1. Allow Employees to be Themselves

If you’ve ever been on a Southwest flight you’ve most likely experienced this first hand. Employees have to discuss safety features before the plane takes off but are given the freedom to do so how they choose. Some will add jokes into their safety speech, others will rap it out.

To try this strategy, think about ways that you can let people be themselves in your organization.

Could you allow them to have freedom in their wardrobe or work different schedules instead of the traditional nine to five?

Could your employees have team meetings while taking a walk instead of being in a stuffy conference room?

While you’ll need to stay in alignment with your company’s core values and culture, don’t underestimate the power of small changes and a bit of creativity on your employees’ attitudes towards their work and the organization.

2. Be Transparent

Have you ever learned that someone close to you went through a tough time after the fact?

Often times, surprises like this leave us feeling frustrated and even guilty thinking, “Had I known, I could’ve done more to help.”

The same is true in organizations.

With transparency and trust, you can develop a culture of trust. Furthermore, as organizations become more transparent from the top down, employees may begin to open up and share key insights with their supervisors thus adding value back to the company.

Interested in trying this on for size? Try holding a brainstorming session and sharing a key business challenge with your employees and eliciting honest feedback from them. Another option is to host a semi-annual all-staff meeting where you share the current position of the business with your staff and allow them to ask questions.

Being transparent with employees can seem scary at first, but often times you will find that if they have the whole picture they are able to think through problems and offer advice from angles you are unable to see.

3. Show Appreciation for Their Work Through Recognition

In Tom Rath and Donald Clifton’s book “How Full Is Your Bucket?” they discuss that the majority of people don’t give or receive enough praise. The book discusses Clifton’s theory based on a simple metaphor of a “dipper” and a “bucket.” According to his theory, we all have an invisible bucket that is constantly being emptied or filled by the experiences we have in our life including what others say and do to us.

For example, if others give us a compliment, or appreciate our work, our bucket is filled. If people reprimand us, or make snide remarks our bucket is emptied.

How can you fill your employees’ buckets?

Make sure your recognition is personal, immediate, sincere, specific, based on performance, and comes from an immediate manager or someone that’s held in high regard in the organization.
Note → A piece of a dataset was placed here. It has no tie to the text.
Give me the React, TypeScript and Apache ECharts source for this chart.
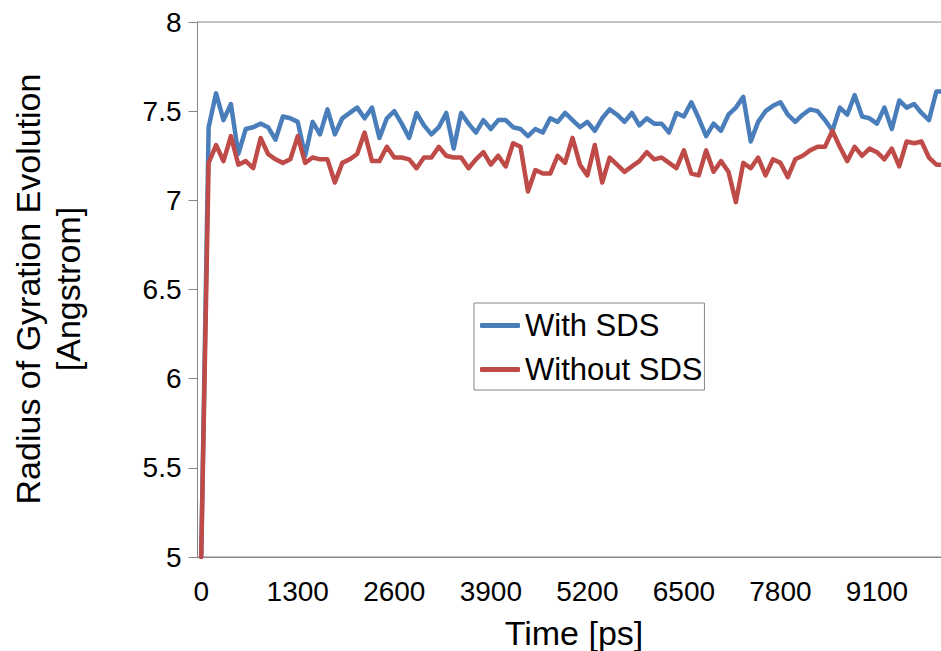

For example, every week you could have your managers and/or the CEO take 15 minutes out of their day to hand write thank-you cards (with sincere and specific details of what they appreciate) for people in the organization that they felt made a compelling contribution to the company that week. Another inexpensive option is to give people “gold stars” or certificates when they are caught doing something right. All too often people get written-up or “talked to” when they do something wrong, yet positive reinforcement is rarely used. This strategy can help change that and bring more positive experiences to your employees’ lives.


In a perfect world, employees are well-paid, highly engaged and love going to work every day. Unfortunately, we’ve all run into organizations where people are underpaid, highly disengaged, and hate going to work.

If you cannot afford to pay your employees more, then spend some time and energy improving your employees’ experiences at work.

The great news is that companies with highly engaged people outperform firms with the most disengaged employees. They see increases in retention, customer satisfaction, and revenue growth. So even if you don’t have a surplus of money now, taking steps to improve your employees’ experiences at work can be the first step in financial stability, more shareholder value, and raises for everyone in the long run.